J. HEIDLER: I don’t remember that incident.
D. HEIDLER: It was six months, almost to the day, that I asked her out finally after that. We went to Pizza Hut.
LAMB: Still there?
D. HEIDLER: I guess it is.
LAMB: And you’ve got I know; I remember you got all of your education at Auburn through a PhD. And what was your PhD. in?
D. HEIDLER: In history.
LAMB: And how about you?
J. HEIDLER: I attended Mercer University in Atlanta for my bachelor’s degree and then went straight to graduate school from there; to Auburn.
LAMB: To Auburn.
J. HEIDLER: Yes.
LAMB: Two Auburn PhDs in history; went to Salisbury State to teach. Did you both go there?
D. HEIDLER: Yes.
J. HEIDLER: Yes.
LAMB: And taught there? And how many years were you there?
J. HEIDLER: Nine or ten.
D. HEIDLER: Nine or ten.
J. HEIDLER: Yes.
D. HEIDLER: It’s kind of runs together. I guess nine, yes.
LAMB: So how do you do something like this book? How did you divide the responsibilities? How do you write a book together? Where do you do it?
D. HEIDLER: We work solely, exclusively. We’re solitary in that, as all writing is. It’s not a Kaufman-Hart type thing, where they really somebody’s walking around the room waxing wise while the other acts as stenographer. We actually write separately. We don’t work on the same chapters at the same time, but we hand them off to each other several times to adjust the tone.
LAMB: But how’d you divide the chapters up?
D. HEIDLER: I
J. HEIDLER: This one was a little different.
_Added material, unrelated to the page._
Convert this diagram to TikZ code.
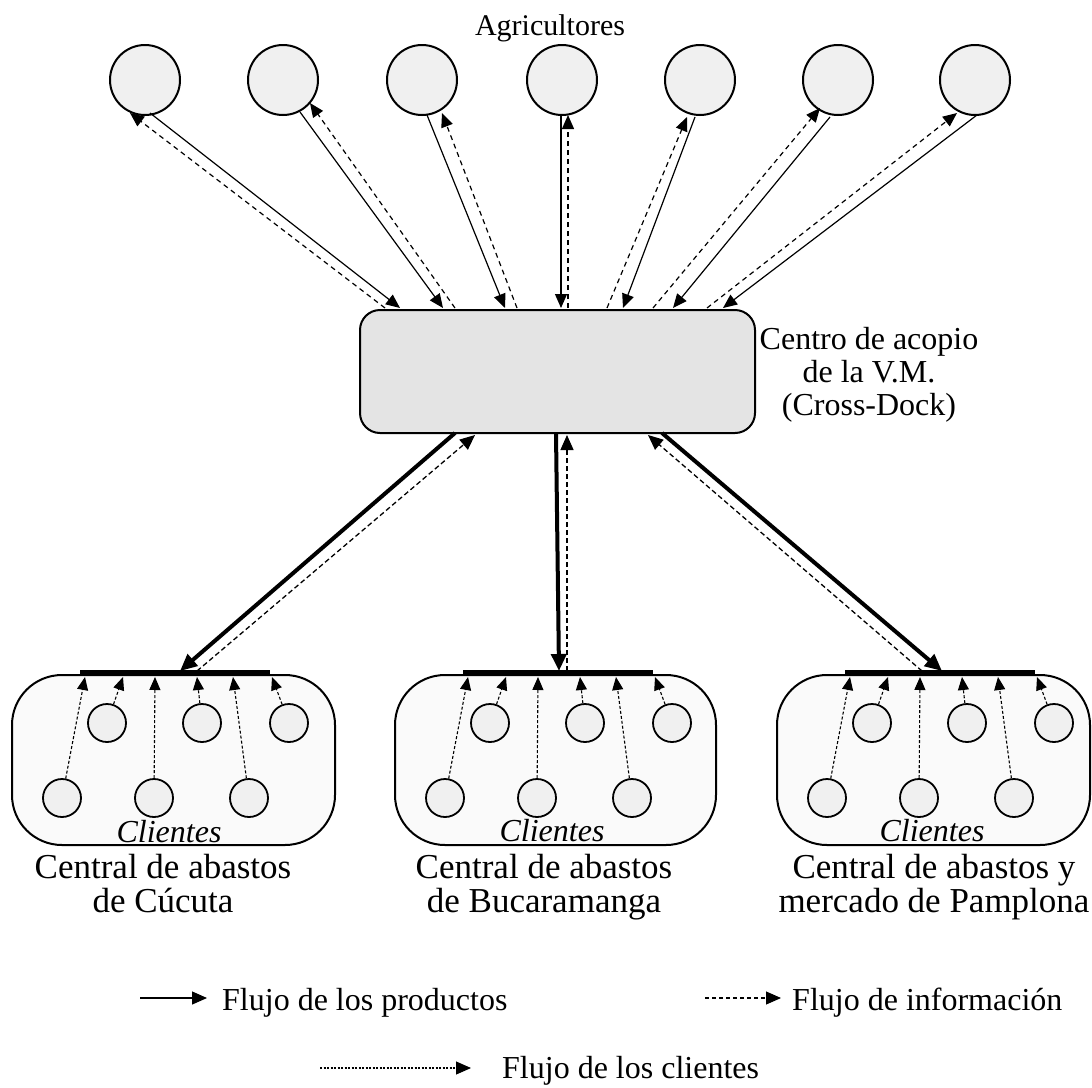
\documentclass[tikz,border=0pt]{standalone}
\usepackage{fontspec}
\setmainfont{Liberation Serif}
\usetikzlibrary{arrows.meta}
\definecolor{farmfill}{HTML}{F0F0F0}
\definecolor{hubfill}{HTML}{E4E4E4}
\definecolor{clusfill}{HTML}{FAFAFA}
\begin{document}
\begin{tikzpicture}[x=1pt,y=-1pt,
 farmer/.style={circle,draw,line width=2pt,fill=farmfill,minimum size=70pt,inner sep=0pt},
 client/.style={circle,draw,line width=1.8pt,fill=farmfill,minimum size=38pt,inner sep=0pt},
 hub/.style={rectangle,rounded corners=20pt,draw,line width=2pt,fill=hubfill,minimum width=395pt,minimum height=123pt,inner sep=0pt},
 cluster/.style={rectangle,rounded corners=50pt,draw,line width=2pt,fill=clusfill,minimum height=170pt,inner sep=0pt},
 prod/.style={line width=1.2pt,-{Triangle[length=14pt,width=12pt]}},
 info/.style={line width=1.2pt,dash pattern=on 5pt off 4pt,-{Triangle[length=14pt,width=12pt]}},
 prodthick/.style={line width=4pt,-{Triangle[length=17pt,width=15pt]}},
 infothick/.style={line width=1.3pt,dash pattern=on 5pt off 3pt,-{Triangle[length=15pt,width=13pt]}},
 cli/.style={line width=1.1pt,dash pattern=on 3pt off 2pt,-{Triangle[length=13pt,width=11pt]}},
 legcli/.style={line width=1.1pt,dash pattern=on 2pt off 1.5pt,-{Triangle[length=15pt,width=13pt]}},
 leginfo/.style={line width=1.1pt,dash pattern=on 4pt off 3pt,-{Triangle[length=15pt,width=13pt]}},
 legprod/.style={line width=1.3pt,-{Triangle[length=15pt,width=13pt]}},
 bar/.style={line width=6pt},
 txt/.style={font=\fontsize{32}{33}\selectfont,inner sep=0pt},
 lbl/.style={font=\fontsize{35}{34}\selectfont,inner sep=0pt,align=center},
]
\useasboundingbox (0,0) rectangle (1092,1087);

% farmers
\node[txt,anchor=base,font=\fontsize{30}{32}\selectfont] (agr) at (550,35) {Agricultores};
\foreach \i/\x in {1/145,2/283,3/422,4/562,5/700,6/838,7/975}
  \node[farmer] (f\i) at (\x,80) {};

% hub
\node[hub] (hub) at (557.5,371.5) {};
\node[txt,align=center,anchor=north,font=\fontsize{32}{33}\selectfont] (hublbl) at (869,327) {Centro de acopio\\de la V.M.\\(Cross-Dock)};

% top arrows: product (farmer -> hub) and information (hub -> farmer)
\foreach \i/\sx/\sy/\ex/\ey in {1/150/113/400/308, 2/300/112/443/308, 3/427/115/505/308, 4/561/115/561/308, 5/695/117/623/308, 6/830/117/673/308, 7/977/115/723/308}{
  \coordinate (ps\i) at (\sx,\sy);
  \coordinate (pe\i) at (\ex,\ey);
  \draw[prod] (ps\i) -- (pe\i);
}
\foreach \i/\sx/\sy/\ex/\ey in {1/385/308/130/113, 2/455/308/310/103, 3/517/308/442/113, 4/568/308/568/115, 5/607/308/687/117, 6/653/308/820/108, 7/707/308/957/113}{
  \coordinate (is\i) at (\sx,\sy);
  \coordinate (ie\i) at (\ex,\ey);
  \draw[info] (is\i) -- (ie\i);
}

% clusters
\node[cluster,minimum width=323pt] (c1) at (173.5,760) {};
\node[cluster,minimum width=321pt] (c2) at (555.5,760) {};
\node[cluster,minimum width=313pt] (c3) at (933.5,760) {};

\foreach \k/\L in {1/12,2/395,3/777}{
  \coordinate (bar\k l) at (\L+68,673);
  \coordinate (bar\k r) at (\L+258,673);
  \draw[bar] (bar\k l) -- (bar\k r);
  \node[client] (c\k-t1) at (\L+95,723) {};
  \node[client] (c\k-t2) at (\L+190,723) {};
  \node[client] (c\k-t3) at (\L+277,723) {};
  \node[client] (c\k-b1) at (\L+50,798) {};
  \node[client] (c\k-b2) at (\L+142,798) {};
  \node[client] (c\k-b3) at (\L+237,798) {};
  \coordinate (c\k-k1) at (\L+73,677);
  \coordinate (c\k-k2) at (\L+111,677);
  \coordinate (c\k-k3) at (\L+143,677);
  \coordinate (c\k-k4) at (\L+185,677);
  \coordinate (c\k-k5) at (\L+221,677);
  \coordinate (c\k-k6) at (\L+260,677);
  \draw[cli] (c\k-b1) -- (c\k-k1);
  \draw[cli] (c\k-t1) -- (c\k-k2);
  \draw[cli] (c\k-b2) -- (c\k-k3);
  \draw[cli] (c\k-t2) -- (c\k-k4);
  \draw[cli] (c\k-b3) -- (c\k-k5);
  \draw[cli] (c\k-t3) -- (c\k-k6);
}

\node[txt,anchor=base,font=\itshape\fontsize{32}{33}\selectfont] (cl1) at (169,842) {Clientes};
\node[txt,anchor=base,font=\itshape\fontsize{32}{33}\selectfont] (cl2) at (552,841) {Clientes};
\node[txt,anchor=base,font=\itshape\fontsize{32}{33}\selectfont] (cl3) at (932,841) {Clientes};

\node[lbl,anchor=north] (lab1) at (163,854) {Central de abastos\\de Cúcuta};
\node[lbl,anchor=north] (lab2) at (544,854) {Central de abastos\\de Bucaramanga};
\node[lbl,anchor=north] (lab3) at (934,854) {Central de abastos y\\mercado de Pamplona};

% hub <-> clusters
\coordinate (hs1) at (455,433); \coordinate (ht1) at (180,671);
\coordinate (hd1) at (197,671); \coordinate (hu1) at (475,435);
\coordinate (hs2) at (556,433); \coordinate (ht2) at (559,671);
\coordinate (hd2) at (567,671); \coordinate (hu2) at (567,435);
\coordinate (hs3) at (662,433); \coordinate (ht3) at (942,671);
\coordinate (hd3) at (922,671); \coordinate (hu3) at (648,435);
\foreach \k in {1,2,3}{
  \draw[prodthick] (hs\k) -- (ht\k);
  \draw[infothick] (hd\k) -- (hu\k);
}

% legend
\node[txt,anchor=base west] (lg1) at (222,1010) {Flujo de los productos};
\coordinate (lg1s) at (140,998); \coordinate (lg1e) at (207,998);
\draw[legprod] (lg1s) -- (lg1e);
\node[txt,anchor=base west] (lg2) at (792,1010) {Flujo de información};
\coordinate (lg2s) at (705,998); \coordinate (lg2e) at (781,998);
\draw[leginfo] (lg2s) -- (lg2e);
\node[txt,anchor=base west] (lg3) at (502,1078) {Flujo de los clientes};
\coordinate (lg3s) at (320,1068); \coordinate (lg3e) at (471,1068);
\draw[legcli] (lg3s) -- (lg3e);
\end{tikzpicture}
\end{document}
D. HEIDLER: I wrote from the back and she wrote from the front.
J. HEIDLER: He started at the end of Clay’s life and I started at the beginning and we came together.
LAMB: Why did you decide to do it that particular way?
J. HEIDLER: I’m not sure. We had never done that before. We had usually just alternated chapters. And I’m not sure we’ll do it again, because meeting at the right place was a little difficult. We had to really tweak some things at the end, before we sent it off (ph).
D. HEIDLER: Yes. I was reminded at the closing of this of this process, Mark Twain’s remark about Charles Dudley Warner when they did the Gilded Age together. And they did alternating chapters, I think is the way they did it. But he said was as though two minors who’d been tunneling through the mountain from opposite ends and when they got to the middle of it they figured they were about 100 yards apart. And the book doesn’t really work because of that. He never thought it did; it wasn’t one of his favorites.
We weren’t that bad, but it was hard because one of the things that was as you know in a narrative, which this is very much a narrative, there are plot holes that develop that have to be straightened out sooner or later or and you have to go back and do it. You know the story with Tolkien with Lord of the Rings is that when he would get to one of these things where he didn’t he had made a mistake he’d throw everything away and start from the very beginning, which reason it took him you know decades to write the thing.
We didn’t have that much of a trouble. My main trouble was killing him. I had a devil of a time getting done with that and the chapter was much longer than it is here.
LAMB: Killing him?
D. HEIDLER: Yes. Our editor finally said you’re going to have to let him go. You’re just going to have to let him go.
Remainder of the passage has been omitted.